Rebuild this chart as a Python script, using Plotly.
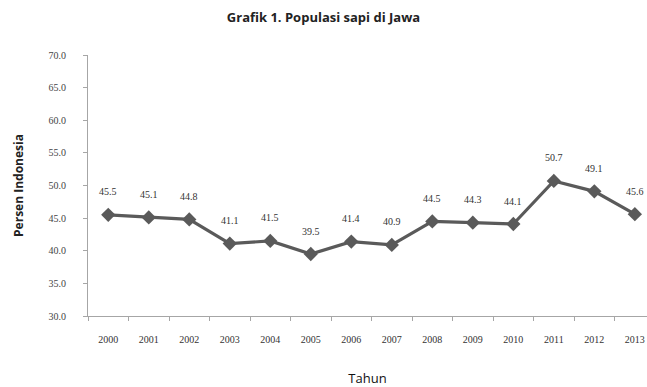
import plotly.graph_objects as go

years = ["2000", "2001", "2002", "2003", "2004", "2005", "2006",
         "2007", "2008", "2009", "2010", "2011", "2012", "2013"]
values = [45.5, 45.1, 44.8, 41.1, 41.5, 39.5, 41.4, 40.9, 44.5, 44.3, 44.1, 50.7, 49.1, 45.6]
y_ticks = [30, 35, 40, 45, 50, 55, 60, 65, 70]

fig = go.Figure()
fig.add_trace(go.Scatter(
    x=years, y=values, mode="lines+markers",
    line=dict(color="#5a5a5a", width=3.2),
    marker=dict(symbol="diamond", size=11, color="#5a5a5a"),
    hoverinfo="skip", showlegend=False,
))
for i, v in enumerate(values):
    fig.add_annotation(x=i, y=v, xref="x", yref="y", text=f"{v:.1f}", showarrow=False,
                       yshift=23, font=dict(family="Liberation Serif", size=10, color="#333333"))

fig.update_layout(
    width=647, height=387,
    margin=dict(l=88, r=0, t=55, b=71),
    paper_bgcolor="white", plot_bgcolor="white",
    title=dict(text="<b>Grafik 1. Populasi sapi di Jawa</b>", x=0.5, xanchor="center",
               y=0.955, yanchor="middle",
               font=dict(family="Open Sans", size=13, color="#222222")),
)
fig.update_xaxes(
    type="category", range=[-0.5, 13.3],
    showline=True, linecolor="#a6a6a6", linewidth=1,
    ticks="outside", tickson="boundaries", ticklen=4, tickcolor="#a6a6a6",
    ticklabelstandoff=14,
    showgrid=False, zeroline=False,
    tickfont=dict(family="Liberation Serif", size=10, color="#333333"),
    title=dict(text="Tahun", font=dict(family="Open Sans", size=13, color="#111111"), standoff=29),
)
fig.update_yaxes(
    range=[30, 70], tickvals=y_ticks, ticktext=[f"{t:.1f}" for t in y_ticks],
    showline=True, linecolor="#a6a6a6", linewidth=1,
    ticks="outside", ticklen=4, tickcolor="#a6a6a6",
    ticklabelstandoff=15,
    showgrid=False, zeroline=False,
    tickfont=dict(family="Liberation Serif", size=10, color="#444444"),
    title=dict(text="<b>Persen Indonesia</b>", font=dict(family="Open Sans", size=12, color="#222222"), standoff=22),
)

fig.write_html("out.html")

**YOUR OBJECTIVE:** Your task is to reproduce all of the material exactly. The pictures stay out.

**TASK RESULT:**
Rebuild this chart as a Python script, using Plotly.
import plotly.graph_objects as go

years = ["2000", "2001", "2002", "2003", "2004", "2005", "2006",
         "2007", "2008", "2009", "2010", "2011", "2012", "2013"]
values = [45.5, 45.1, 44.8, 41.1, 41.5, 39.5, 41.4, 40.9, 44.5, 44.3, 44.1, 50.7, 49.1, 45.6]
y_ticks = [30, 35, 40, 45, 50, 55, 60, 65, 70]

fig = go.Figure()
fig.add_trace(go.Scatter(
    x=years, y=values, mode="lines+markers",
    line=dict(color="#5a5a5a", width=3.2),
    marker=dict(symbol="diamond", size=11, color="#5a5a5a"),
    hoverinfo="skip", showlegend=False,
))
for i, v in enumerate(values):
    fig.add_annotation(x=i, y=v, xref="x", yref="y", text=f"{v:.1f}", showarrow=False,
                       yshift=23, font=dict(family="Liberation Serif", size=10, color="#333333"))

fig.update_layout(
    width=647, height=387,
    margin=dict(l=88, r=0, t=55, b=71),
    paper_bgcolor="white", plot_bgcolor="white",
    title=dict(text="<b>Grafik 1. Populasi sapi di Jawa</b>", x=0.5, xanchor="center",
               y=0.955, yanchor="middle",
               font=dict(family="Open Sans", size=13, color="#222222")),
)
fig.update_xaxes(
    type="category", range=[-0.5, 13.3],
    showline=True, linecolor="#a6a6a6", linewidth=1,
    ticks="outside", tickson="boundaries", ticklen=4, tickcolor="#a6a6a6",
    ticklabelstandoff=14,
    showgrid=False, zeroline=False,
    tickfont=dict(family="Liberation Serif", size=10, color="#333333"),
    title=dict(text="Tahun", font=dict(family="Open Sans", size=13, color="#111111"), standoff=29),
)
fig.update_yaxes(
    range=[30, 70], tickvals=y_ticks, ticktext=[f"{t:.1f}" for t in y_ticks],
    showline=True, linecolor="#a6a6a6", linewidth=1,
    ticks="outside", ticklen=4, tickcolor="#a6a6a6",
    ticklabelstandoff=15,
    showgrid=False, zeroline=False,
    tickfont=dict(family="Liberation Serif", size=10, color="#444444"),
    title=dict(text="<b>Persen Indonesia</b>", font=dict(family="Open Sans", size=12, color="#222222"), standoff=22),
)

fig.write_html("out.html")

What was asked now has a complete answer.